=== DATA SEGMENT ===
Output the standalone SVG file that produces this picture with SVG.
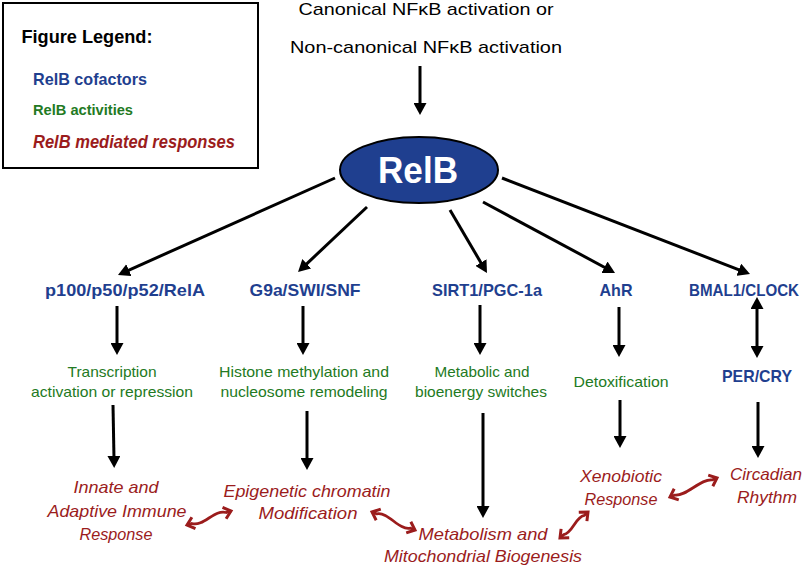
<svg xmlns="http://www.w3.org/2000/svg" width="810" height="569" viewBox="0 0 810 569">
<style>
text{font-family:"Liberation Sans",Arial,sans-serif;text-anchor:middle}
.top{font-size:17px;fill:#000}
.cof{font-size:17px;font-weight:bold;fill:#1f3f8f}
.act{font-size:15px;fill:#237a23}
.resp{font-size:17px;font-style:italic;fill:#9b1c1c}
.blk{stroke:#000;stroke-width:3;fill:none;marker-end:url(#ah)}
.dbl{stroke:#000;stroke-width:3;fill:none;marker-start:url(#ah);marker-end:url(#ah)}
.wav{stroke:#9b1c1c;stroke-width:2.8;fill:none;marker-start:url(#rh);marker-end:url(#rh)}
</style>
<defs>
<marker id="ah" markerUnits="userSpaceOnUse" viewBox="0 0 12 13" markerWidth="12" markerHeight="13" refX="3" refY="6.5" orient="auto-start-reverse"><path d="M0,0 L12,6.5 L0,13 z" fill="#000"/></marker>
<marker id="rh" markerUnits="userSpaceOnUse" viewBox="-10 -8 13 16" markerWidth="13" markerHeight="16" refX="0" refY="0" orient="auto-start-reverse"><path d="M-7,-6 L0,0 L-7,6" fill="none" stroke="#9b1c1c" stroke-width="3"/></marker>
</defs>

<g id="legend">
<rect x="3" y="3" width="255" height="165" fill="#fff" stroke="#000" stroke-width="2"/>
<text x="87" y="43" style="font-size:18.5px;font-weight:bold" textLength="131" lengthAdjust="spacingAndGlyphs">Figure Legend:</text>
<text x="90" y="85" style="font-size:17px;font-weight:bold;fill:#1f3f8f" textLength="114" lengthAdjust="spacingAndGlyphs">RelB cofactors</text>
<text x="83" y="115" style="font-size:15px;font-weight:bold;fill:#237a23" textLength="100" lengthAdjust="spacingAndGlyphs">RelB activities</text>
<text x="134" y="148" style="font-size:18px;font-weight:bold;font-style:italic;fill:#9b1c1c" textLength="202" lengthAdjust="spacingAndGlyphs">RelB mediated responses</text>
</g>

<g id="input">
<text class="top" x="426" y="15" textLength="255" lengthAdjust="spacingAndGlyphs">Canonical NFκB activation or</text>
<text class="top" x="426" y="53" textLength="272" lengthAdjust="spacingAndGlyphs">Non-canonical NFκB activation</text>
</g>

<g id="relb">
<ellipse cx="419" cy="170" rx="79" ry="33" fill="#1f3f8f" stroke="#000" stroke-width="2"/>
<text x="418" y="183" style="font-size:37px;font-weight:bold;fill:#fff" textLength="80" lengthAdjust="spacingAndGlyphs">RelB</text>
</g>

<g id="cofactors">
<text class="cof" x="125" y="296" textLength="160" lengthAdjust="spacingAndGlyphs">p100/p50/p52/RelA</text>
<text class="cof" x="305" y="296" textLength="111" lengthAdjust="spacingAndGlyphs">G9a/SWI/SNF</text>
<text class="cof" x="487" y="296" textLength="110" lengthAdjust="spacingAndGlyphs">SIRT1/PGC-1a</text>
<text class="cof" x="616" y="296" textLength="33" lengthAdjust="spacingAndGlyphs">AhR</text>
<text class="cof" x="744" y="296" style="font-size:16.5px" textLength="110" lengthAdjust="spacingAndGlyphs">BMAL1/CLOCK</text>
<text class="cof" x="757" y="382" textLength="70" lengthAdjust="spacingAndGlyphs">PER/CRY</text>
</g>

<g id="activities">
<text class="act" x="112" y="377" textLength="89" lengthAdjust="spacingAndGlyphs">Transcription</text>
<text class="act" x="112" y="397" textLength="162" lengthAdjust="spacingAndGlyphs">activation or repression</text>
<text class="act" x="304" y="377" textLength="170" lengthAdjust="spacingAndGlyphs">Histone methylation and</text>
<text class="act" x="304" y="397" textLength="167" lengthAdjust="spacingAndGlyphs">nucleosome remodeling</text>
<text class="act" x="482" y="377" textLength="95" lengthAdjust="spacingAndGlyphs">Metabolic and</text>
<text class="act" x="481" y="397" textLength="132" lengthAdjust="spacingAndGlyphs">bioenergy switches</text>
<text class="act" x="621" y="387" textLength="95" lengthAdjust="spacingAndGlyphs">Detoxification</text>
</g>

<g id="responses">
<text class="resp" x="116" y="493" textLength="85" lengthAdjust="spacingAndGlyphs">Innate and</text>
<text class="resp" x="117" y="517" textLength="139" lengthAdjust="spacingAndGlyphs">Adaptive Immune</text>
<text class="resp" x="116" y="540" textLength="73" lengthAdjust="spacingAndGlyphs">Response</text>
<text class="resp" x="307" y="497" textLength="167" lengthAdjust="spacingAndGlyphs">Epigenetic chromatin</text>
<text class="resp" x="308" y="519" textLength="99" lengthAdjust="spacingAndGlyphs">Modification</text>
<text class="resp" x="483" y="540" textLength="129" lengthAdjust="spacingAndGlyphs">Metabolism and</text>
<text class="resp" x="483" y="562" textLength="198" lengthAdjust="spacingAndGlyphs">Mitochondrial Biogenesis</text>
<text class="resp" x="621" y="482" textLength="82" lengthAdjust="spacingAndGlyphs">Xenobiotic</text>
<text class="resp" x="621" y="505" textLength="73" lengthAdjust="spacingAndGlyphs">Response</text>
<text class="resp" x="766" y="480" textLength="72" lengthAdjust="spacingAndGlyphs">Circadian</text>
<text class="resp" x="767" y="503" textLength="60" lengthAdjust="spacingAndGlyphs">Rhythm</text>
</g>

<g id="connectors">
<line class="blk" x1="420" y1="66" x2="420" y2="106"/>
<line class="blk" x1="335" y1="178" x2="126.2" y2="271.3"/>
<line class="blk" x1="367" y1="207" x2="304.6" y2="265.8"/>
<line class="blk" x1="450" y1="210" x2="482.4" y2="265.2"/>
<line class="blk" x1="483" y1="202" x2="607.1" y2="268.7"/>
<line class="blk" x1="502" y1="178" x2="741.6" y2="270.8"/>
<line class="blk" x1="117" y1="306" x2="117" y2="346"/>
<line class="blk" x1="303" y1="306" x2="303" y2="346"/>
<line class="blk" x1="480" y1="305" x2="480" y2="346"/>
<line class="blk" x1="619" y1="307" x2="619" y2="348"/>
<line class="dbl" x1="757" y1="306" x2="757" y2="349"/>
<line class="blk" x1="113" y1="405" x2="114" y2="459"/>
<line class="blk" x1="307" y1="411" x2="307" y2="461"/>
<line class="blk" x1="483" y1="413" x2="483" y2="509"/>
<line class="blk" x1="620" y1="400" x2="620" y2="439"/>
<line class="blk" x1="758" y1="402" x2="758" y2="449"/>
<path class="wav" d="M187,525 L191.8,523.5 C203.5,527.1 214.5,508.9 226.2,512.5 L231,511"/>
<path class="wav" d="M372,512 L376.6,513.9 C388.5,511.3 398.5,530.7 410.4,528.1 L415,530"/>
<path class="wav" d="M560,538 L563.7,534.6 C573,532.8 575,517.2 584.3,515.4 L588,512"/>
<path class="wav" d="M670,497 L674.6,495.1 C686.1,496.9 700.9,478.1 712.4,479.9 L717,478"/>
</g>
</svg>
===
— WRITTEN TASK —
Strip out the pictures and quote the remaining data word for word.

— OUTPUT OF THE EXERCISE —
Output the standalone SVG file that produces this picture with SVG.
<svg xmlns="http://www.w3.org/2000/svg" width="810" height="569" viewBox="0 0 810 569">
<style>
text{font-family:"Liberation Sans",Arial,sans-serif;text-anchor:middle}
.top{font-size:17px;fill:#000}
.cof{font-size:17px;font-weight:bold;fill:#1f3f8f}
.act{font-size:15px;fill:#237a23}
.resp{font-size:17px;font-style:italic;fill:#9b1c1c}
.blk{stroke:#000;stroke-width:3;fill:none;marker-end:url(#ah)}
.dbl{stroke:#000;stroke-width:3;fill:none;marker-start:url(#ah);marker-end:url(#ah)}
.wav{stroke:#9b1c1c;stroke-width:2.8;fill:none;marker-start:url(#rh);marker-end:url(#rh)}
</style>
<defs>
<marker id="ah" markerUnits="userSpaceOnUse" viewBox="0 0 12 13" markerWidth="12" markerHeight="13" refX="3" refY="6.5" orient="auto-start-reverse"><path d="M0,0 L12,6.5 L0,13 z" fill="#000"/></marker>
<marker id="rh" markerUnits="userSpaceOnUse" viewBox="-10 -8 13 16" markerWidth="13" markerHeight="16" refX="0" refY="0" orient="auto-start-reverse"><path d="M-7,-6 L0,0 L-7,6" fill="none" stroke="#9b1c1c" stroke-width="3"/></marker>
</defs>

<g id="legend">
<rect x="3" y="3" width="255" height="165" fill="#fff" stroke="#000" stroke-width="2"/>
<text x="87" y="43" style="font-size:18.5px;font-weight:bold" textLength="131" lengthAdjust="spacingAndGlyphs">Figure Legend:</text>
<text x="90" y="85" style="font-size:17px;font-weight:bold;fill:#1f3f8f" textLength="114" lengthAdjust="spacingAndGlyphs">RelB cofactors</text>
<text x="83" y="115" style="font-size:15px;font-weight:bold;fill:#237a23" textLength="100" lengthAdjust="spacingAndGlyphs">RelB activities</text>
<text x="134" y="148" style="font-size:18px;font-weight:bold;font-style:italic;fill:#9b1c1c" textLength="202" lengthAdjust="spacingAndGlyphs">RelB mediated responses</text>
</g>

<g id="input">
<text class="top" x="426" y="15" textLength="255" lengthAdjust="spacingAndGlyphs">Canonical NFκB activation or</text>
<text class="top" x="426" y="53" textLength="272" lengthAdjust="spacingAndGlyphs">Non-canonical NFκB activation</text>
</g>

<g id="relb">
<ellipse cx="419" cy="170" rx="79" ry="33" fill="#1f3f8f" stroke="#000" stroke-width="2"/>
<text x="418" y="183" style="font-size:37px;font-weight:bold;fill:#fff" textLength="80" lengthAdjust="spacingAndGlyphs">RelB</text>
</g>

<g id="cofactors">
<text class="cof" x="125" y="296" textLength="160" lengthAdjust="spacingAndGlyphs">p100/p50/p52/RelA</text>
<text class="cof" x="305" y="296" textLength="111" lengthAdjust="spacingAndGlyphs">G9a/SWI/SNF</text>
<text class="cof" x="487" y="296" textLength="110" lengthAdjust="spacingAndGlyphs">SIRT1/PGC-1a</text>
<text class="cof" x="616" y="296" textLength="33" lengthAdjust="spacingAndGlyphs">AhR</text>
<text class="cof" x="744" y="296" style="font-size:16.5px" textLength="110" lengthAdjust="spacingAndGlyphs">BMAL1/CLOCK</text>
<text class="cof" x="757" y="382" textLength="70" lengthAdjust="spacingAndGlyphs">PER/CRY</text>
</g>

<g id="activities">
<text class="act" x="112" y="377" textLength="89" lengthAdjust="spacingAndGlyphs">Transcription</text>
<text class="act" x="112" y="397" textLength="162" lengthAdjust="spacingAndGlyphs">activation or repression</text>
<text class="act" x="304" y="377" textLength="170" lengthAdjust="spacingAndGlyphs">Histone methylation and</text>
<text class="act" x="304" y="397" textLength="167" lengthAdjust="spacingAndGlyphs">nucleosome remodeling</text>
<text class="act" x="482" y="377" textLength="95" lengthAdjust="spacingAndGlyphs">Metabolic and</text>
<text class="act" x="481" y="397" textLength="132" lengthAdjust="spacingAndGlyphs">bioenergy switches</text>
<text class="act" x="621" y="387" textLength="95" lengthAdjust="spacingAndGlyphs">Detoxification</text>
</g>

<g id="responses">
<text class="resp" x="116" y="493" textLength="85" lengthAdjust="spacingAndGlyphs">Innate and</text>
<text class="resp" x="117" y="517" textLength="139" lengthAdjust="spacingAndGlyphs">Adaptive Immune</text>
<text class="resp" x="116" y="540" textLength="73" lengthAdjust="spacingAndGlyphs">Response</text>
<text class="resp" x="307" y="497" textLength="167" lengthAdjust="spacingAndGlyphs">Epigenetic chromatin</text>
<text class="resp" x="308" y="519" textLength="99" lengthAdjust="spacingAndGlyphs">Modification</text>
<text class="resp" x="483" y="540" textLength="129" lengthAdjust="spacingAndGlyphs">Metabolism and</text>
<text class="resp" x="483" y="562" textLength="198" lengthAdjust="spacingAndGlyphs">Mitochondrial Biogenesis</text>
<text class="resp" x="621" y="482" textLength="82" lengthAdjust="spacingAndGlyphs">Xenobiotic</text>
<text class="resp" x="621" y="505" textLength="73" lengthAdjust="spacingAndGlyphs">Response</text>
<text class="resp" x="766" y="480" textLength="72" lengthAdjust="spacingAndGlyphs">Circadian</text>
<text class="resp" x="767" y="503" textLength="60" lengthAdjust="spacingAndGlyphs">Rhythm</text>
</g>

<g id="connectors">
<line class="blk" x1="420" y1="66" x2="420" y2="106"/>
<line class="blk" x1="335" y1="178" x2="126.2" y2="271.3"/>
<line class="blk" x1="367" y1="207" x2="304.6" y2="265.8"/>
<line class="blk" x1="450" y1="210" x2="482.4" y2="265.2"/>
<line class="blk" x1="483" y1="202" x2="607.1" y2="268.7"/>
<line class="blk" x1="502" y1="178" x2="741.6" y2="270.8"/>
<line class="blk" x1="117" y1="306" x2="117" y2="346"/>
<line class="blk" x1="303" y1="306" x2="303" y2="346"/>
<line class="blk" x1="480" y1="305" x2="480" y2="346"/>
<line class="blk" x1="619" y1="307" x2="619" y2="348"/>
<line class="dbl" x1="757" y1="306" x2="757" y2="349"/>
<line class="blk" x1="113" y1="405" x2="114" y2="459"/>
<line class="blk" x1="307" y1="411" x2="307" y2="461"/>
<line class="blk" x1="483" y1="413" x2="483" y2="509"/>
<line class="blk" x1="620" y1="400" x2="620" y2="439"/>
<line class="blk" x1="758" y1="402" x2="758" y2="449"/>
<path class="wav" d="M187,525 L191.8,523.5 C203.5,527.1 214.5,508.9 226.2,512.5 L231,511"/>
<path class="wav" d="M372,512 L376.6,513.9 C388.5,511.3 398.5,530.7 410.4,528.1 L415,530"/>
<path class="wav" d="M560,538 L563.7,534.6 C573,532.8 575,517.2 584.3,515.4 L588,512"/>
<path class="wav" d="M670,497 L674.6,495.1 C686.1,496.9 700.9,478.1 712.4,479.9 L717,478"/>
</g>
</svg>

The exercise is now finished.